◆ **EXERCISE PROMPT**:
Gather every line from the entries below that includes "LaTeX".

+++ EXTRACTED RECORDS

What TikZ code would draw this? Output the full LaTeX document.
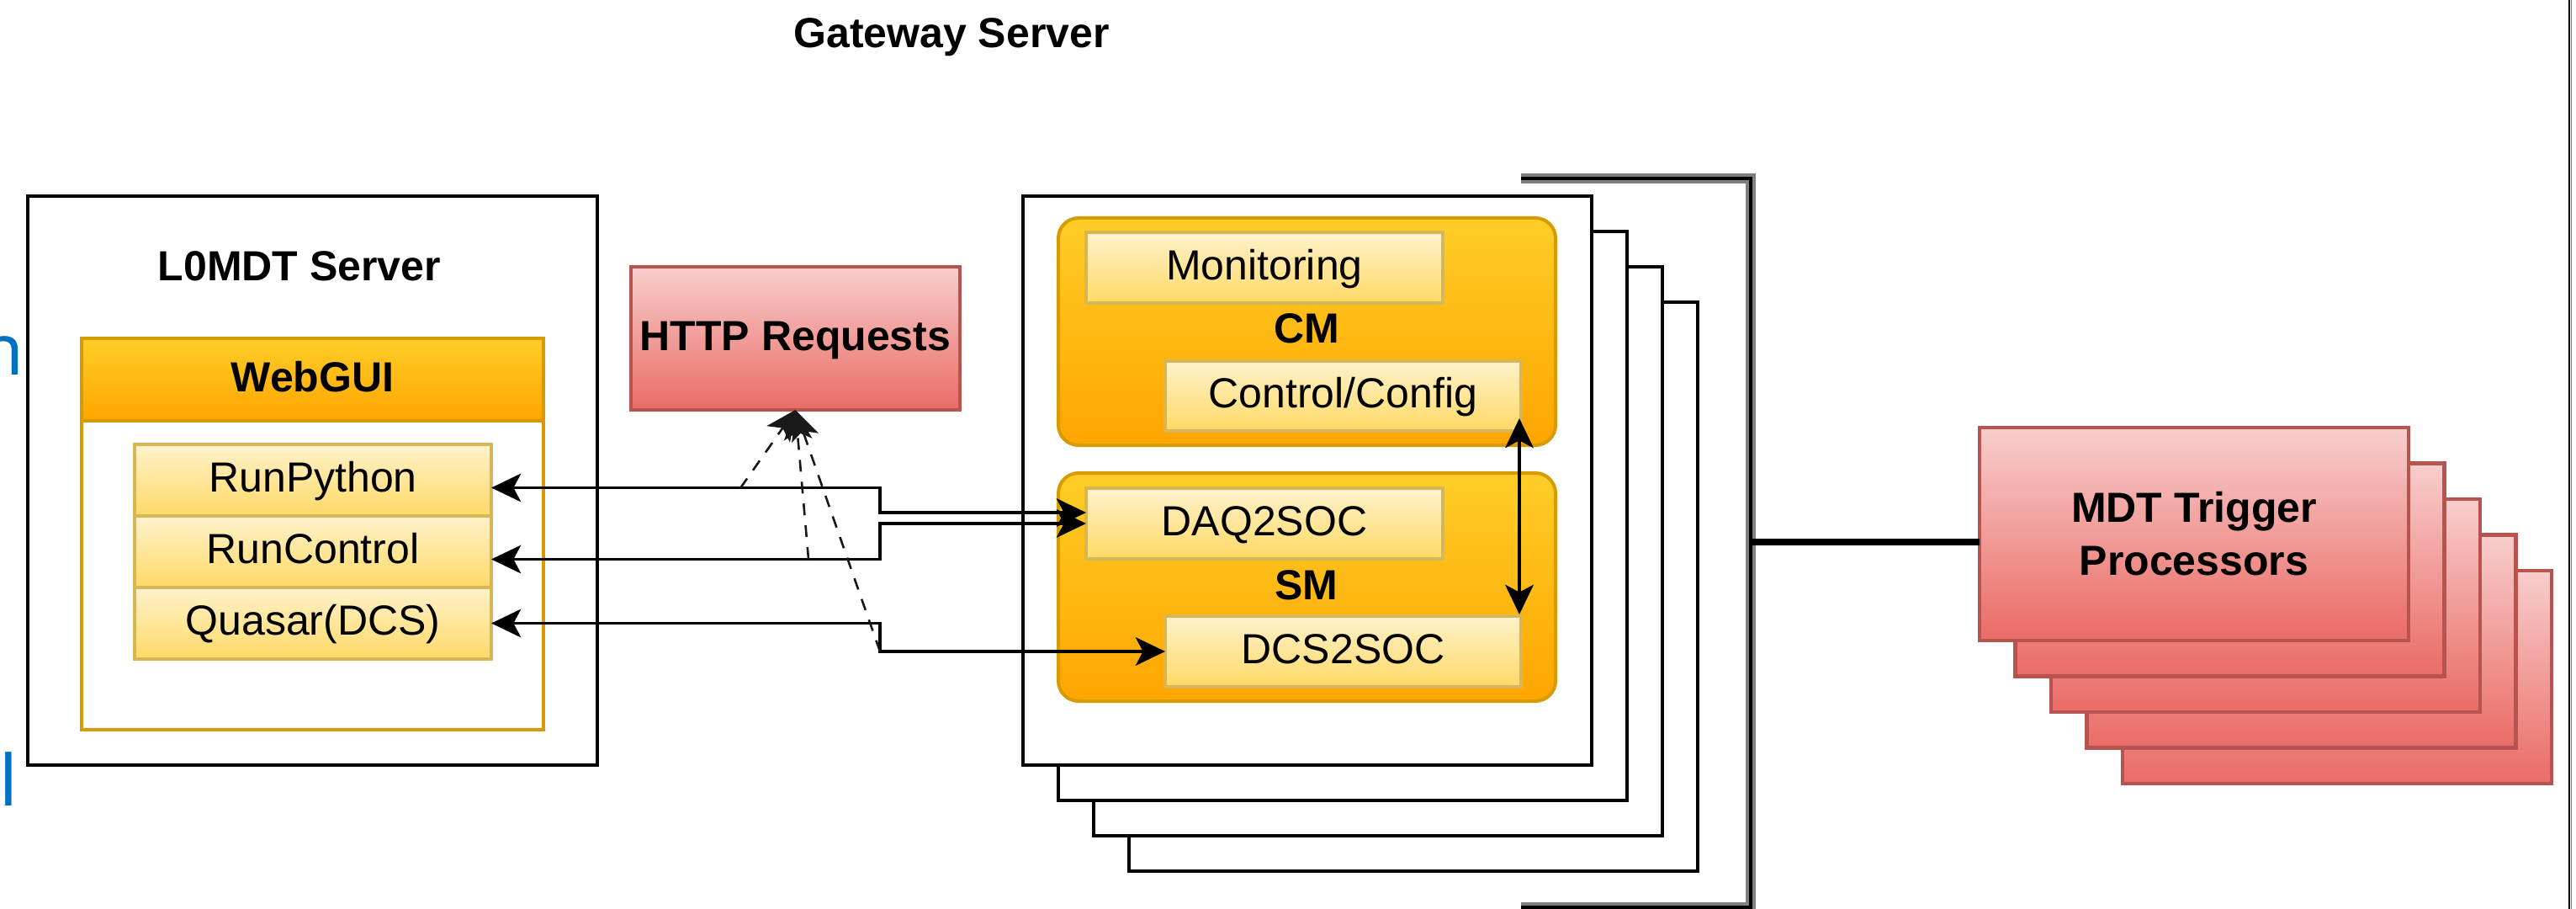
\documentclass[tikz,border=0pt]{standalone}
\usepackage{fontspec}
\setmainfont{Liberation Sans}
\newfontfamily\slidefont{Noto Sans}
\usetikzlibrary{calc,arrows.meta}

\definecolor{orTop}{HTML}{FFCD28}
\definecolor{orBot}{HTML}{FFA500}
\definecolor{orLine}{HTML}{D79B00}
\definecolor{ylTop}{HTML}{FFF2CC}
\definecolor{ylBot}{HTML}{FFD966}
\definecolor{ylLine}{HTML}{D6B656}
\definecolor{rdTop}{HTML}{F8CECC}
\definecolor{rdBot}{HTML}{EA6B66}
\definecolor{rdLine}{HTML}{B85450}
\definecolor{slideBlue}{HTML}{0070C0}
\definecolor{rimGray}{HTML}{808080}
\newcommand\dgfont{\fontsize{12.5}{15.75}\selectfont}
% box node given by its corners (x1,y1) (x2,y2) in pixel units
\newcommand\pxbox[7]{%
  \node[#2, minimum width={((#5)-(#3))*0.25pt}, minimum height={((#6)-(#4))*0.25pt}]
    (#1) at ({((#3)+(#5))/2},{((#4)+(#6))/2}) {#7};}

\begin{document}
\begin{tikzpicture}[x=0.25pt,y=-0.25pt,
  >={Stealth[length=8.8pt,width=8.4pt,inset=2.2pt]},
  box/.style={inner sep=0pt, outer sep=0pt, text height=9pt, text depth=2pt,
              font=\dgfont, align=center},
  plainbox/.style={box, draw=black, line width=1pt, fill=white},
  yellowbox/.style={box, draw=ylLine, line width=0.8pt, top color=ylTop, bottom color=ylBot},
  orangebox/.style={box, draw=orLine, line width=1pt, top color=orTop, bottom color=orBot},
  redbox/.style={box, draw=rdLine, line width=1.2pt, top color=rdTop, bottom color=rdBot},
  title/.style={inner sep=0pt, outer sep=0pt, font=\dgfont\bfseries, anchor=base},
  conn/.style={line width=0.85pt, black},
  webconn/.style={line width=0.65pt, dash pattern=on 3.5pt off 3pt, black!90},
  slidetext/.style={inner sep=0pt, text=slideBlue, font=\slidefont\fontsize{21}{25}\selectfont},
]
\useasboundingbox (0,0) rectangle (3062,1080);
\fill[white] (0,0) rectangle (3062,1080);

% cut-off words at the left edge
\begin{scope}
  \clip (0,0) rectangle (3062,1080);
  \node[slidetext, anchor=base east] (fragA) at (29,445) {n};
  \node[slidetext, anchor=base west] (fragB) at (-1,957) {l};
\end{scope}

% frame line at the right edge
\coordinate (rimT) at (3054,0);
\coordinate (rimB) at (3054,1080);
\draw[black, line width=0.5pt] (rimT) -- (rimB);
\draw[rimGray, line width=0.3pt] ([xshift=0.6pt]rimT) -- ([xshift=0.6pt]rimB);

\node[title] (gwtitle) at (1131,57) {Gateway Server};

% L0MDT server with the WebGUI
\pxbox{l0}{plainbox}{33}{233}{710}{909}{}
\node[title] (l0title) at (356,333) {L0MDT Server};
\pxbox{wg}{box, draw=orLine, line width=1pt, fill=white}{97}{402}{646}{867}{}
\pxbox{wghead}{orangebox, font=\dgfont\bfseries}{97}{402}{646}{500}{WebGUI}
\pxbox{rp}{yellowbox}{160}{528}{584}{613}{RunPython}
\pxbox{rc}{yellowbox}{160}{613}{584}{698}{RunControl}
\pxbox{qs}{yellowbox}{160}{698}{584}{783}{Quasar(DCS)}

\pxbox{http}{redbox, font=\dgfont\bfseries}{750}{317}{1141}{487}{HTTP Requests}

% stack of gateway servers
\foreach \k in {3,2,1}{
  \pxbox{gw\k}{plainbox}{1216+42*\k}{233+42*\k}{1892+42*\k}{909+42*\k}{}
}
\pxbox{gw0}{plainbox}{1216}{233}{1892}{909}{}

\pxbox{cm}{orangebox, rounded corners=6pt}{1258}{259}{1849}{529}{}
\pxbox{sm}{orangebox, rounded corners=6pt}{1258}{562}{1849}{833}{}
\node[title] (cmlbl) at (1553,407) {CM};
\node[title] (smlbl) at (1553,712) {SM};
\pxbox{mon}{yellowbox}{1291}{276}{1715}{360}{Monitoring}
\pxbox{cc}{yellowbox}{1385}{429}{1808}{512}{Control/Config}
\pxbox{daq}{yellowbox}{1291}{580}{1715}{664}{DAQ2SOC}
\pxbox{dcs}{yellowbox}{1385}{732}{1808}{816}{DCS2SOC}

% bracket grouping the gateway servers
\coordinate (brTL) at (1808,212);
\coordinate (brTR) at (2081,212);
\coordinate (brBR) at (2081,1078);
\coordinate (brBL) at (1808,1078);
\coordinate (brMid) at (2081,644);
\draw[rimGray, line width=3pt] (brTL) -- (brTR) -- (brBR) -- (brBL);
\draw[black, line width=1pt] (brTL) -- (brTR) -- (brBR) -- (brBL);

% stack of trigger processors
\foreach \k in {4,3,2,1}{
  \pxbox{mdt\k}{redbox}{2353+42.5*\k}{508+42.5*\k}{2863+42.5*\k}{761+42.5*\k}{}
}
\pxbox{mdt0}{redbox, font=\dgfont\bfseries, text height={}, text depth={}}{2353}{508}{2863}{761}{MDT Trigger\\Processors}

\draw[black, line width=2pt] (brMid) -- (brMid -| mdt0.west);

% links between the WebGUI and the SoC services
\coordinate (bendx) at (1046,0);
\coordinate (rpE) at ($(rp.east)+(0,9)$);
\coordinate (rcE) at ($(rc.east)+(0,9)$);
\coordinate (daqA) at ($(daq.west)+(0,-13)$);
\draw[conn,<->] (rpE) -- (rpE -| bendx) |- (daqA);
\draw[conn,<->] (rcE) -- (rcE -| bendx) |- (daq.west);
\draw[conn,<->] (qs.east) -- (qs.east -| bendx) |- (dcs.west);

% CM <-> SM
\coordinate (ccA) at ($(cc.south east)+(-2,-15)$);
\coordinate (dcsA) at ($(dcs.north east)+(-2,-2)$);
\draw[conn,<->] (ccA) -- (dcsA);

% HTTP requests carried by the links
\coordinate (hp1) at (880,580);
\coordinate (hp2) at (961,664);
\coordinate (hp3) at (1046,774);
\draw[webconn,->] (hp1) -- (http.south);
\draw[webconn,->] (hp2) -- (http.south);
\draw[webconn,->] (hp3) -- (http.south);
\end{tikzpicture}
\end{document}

++++++
+++ EXTRACTED RECORDS

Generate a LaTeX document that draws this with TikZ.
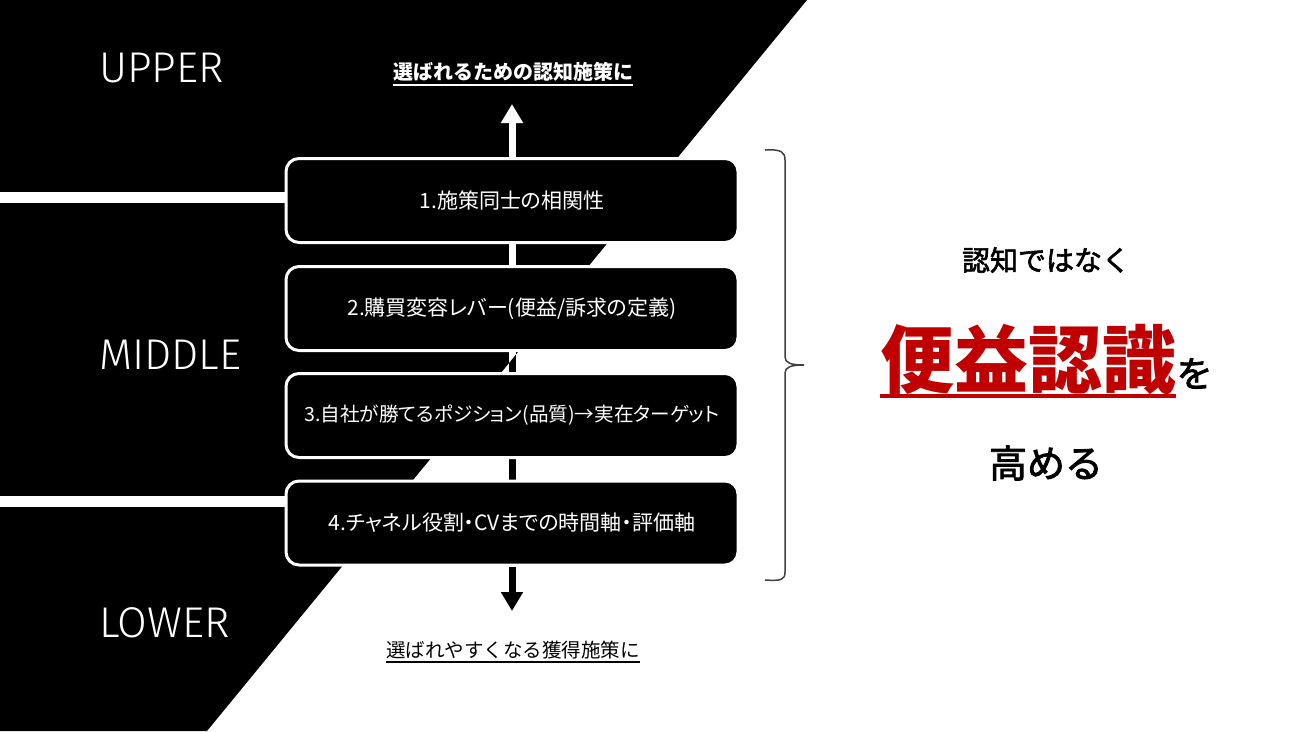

++++++
+++ EXTRACTED RECORDS

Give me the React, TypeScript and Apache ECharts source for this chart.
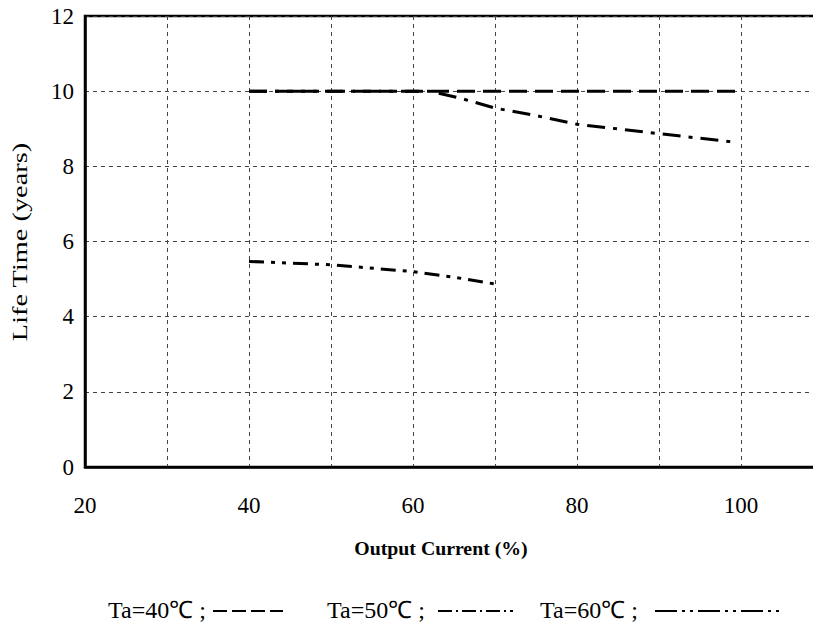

++++++

◆ **SOLVED EXERCISE**:
What TikZ code would draw this? Output the full LaTeX document.
Generate a LaTeX document that draws this with TikZ.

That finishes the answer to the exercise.